Since 2010, when the first baby boomers hit official go-directly-past-Go-collect-CPP/OAS age, the number of people retiring from regular work has increased. Even though poor returns on investments and kids who continue to live at home have kept some working past age 65, the boomer bulge has inevitably crept up the age rankings. More and more boomers have cleaned out their desks and waved goodbye to office mates.

And every time one of them hands in their key fob to the office security person for the last time, a bit more corporate memory walks out the door. Even if they each leave filing cabinets full of papers, hard drives loaded with project documents and spreadsheets, and email accounts with carefully (or not) organized records of every significant discussion and decision reached during their tenure, the working memory that accumulated and is stored in each person’s noggin exits stage left.

Of course, it’s not just longtime employees whose departure leaves a company poorer. Anybody who has been with an organization, then leaves — for retirement, illness, greener pastures, whatever — takes their experience, experiences, and own particular insights and know-how with them.

The memory sticks left behind are overwritten, the notes are deleted, the files and tapes are shipped off to offsite storage — that great warehouse where records go to languish and become indistinguishable from all the other records, no matter how meticulously their metadata are documented.

Although succession planning and the passing along of corporate memory have been priorities for human resources professionals and organizational managers for decades, the concept doesn’t seem to have spread widely outside the workplace into society.

And tomorrow morning, we’ll get a glimpse of the cost of that again.

Seventy-four years have passed since the Second World War ended. The Korean War ended 66 years ago. The last Canadian veteran of the First World War died in 2010 — the last among us with personal experience of that brutal war of attrition.

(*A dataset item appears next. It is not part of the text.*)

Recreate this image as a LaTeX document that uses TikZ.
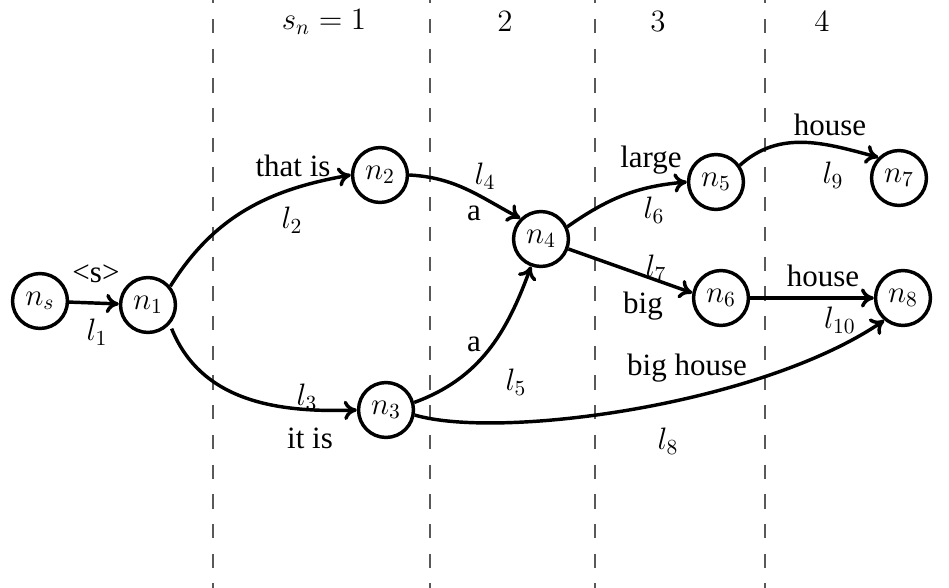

Those who went off to fight were young at the time. Tomorrow, fewer veterans will show up at Remembrance Day ceremonies than did last year. A few more of those who do make it are a bit thinner, a bit more stooped, a bit harder of hearing, or in need of a bit more assistance navigating the pathway to the Cenotaph.

Age is a war of attrition that we all face eventually and, as they say in Mali, every time an old person dies, a library burns down. Every time one of our veterans shuffles off his or her mortal coil, their memories — part of Canada’s collective social memory of that time and those events — are lost to us all.

Sure, some veterans have left accounts of their wartime experiences. The late Frederick George Scott, Will Bird and Farley Mowat are examples.

Museums, libraries and archives have amassed collections of letters and diaries written at the time. These are complemented by oral histories, such as those compiled for the University of Victoria. The UVic Military Oral History Collection comprises more than 700 interviews of veterans of the First World War, the Second World War, the Korean War and the war in Afghanistan. These records provide excellent first-person detail.

Books that recount the trials and achievements of particular events, companies and even battalions also exist. Local author Mark Zuehlke has written award-winning accounts of the battles and campaigns fought by Canadians during the Second World War. Tim Cook, Desmond Morton, the Gwyns and Jack Granatstein are others who have recorded aspects of Canada’s military history. Novelists have also worked to capture aspects of the time.

Yet, no book or series, no collection of papers — not even all collections combined — can hope to capture the varied, diverse, individual and personal memories of each of millions of soldiers, support staff, doctors, nurses, ambulance drivers and so on who took part, gained and have held Canada’s collective social memory of those key events and years.

Businesses recognize that loss of corporate memory costs them. The costs can relate to declines in efficiency, loss of business contacts and influence, the deterioration of organizational identity, cohesion and culture, the increased risk of repeating mistakes, and more.

As our veterans exit stage left with their unique memories, what cost do we pay?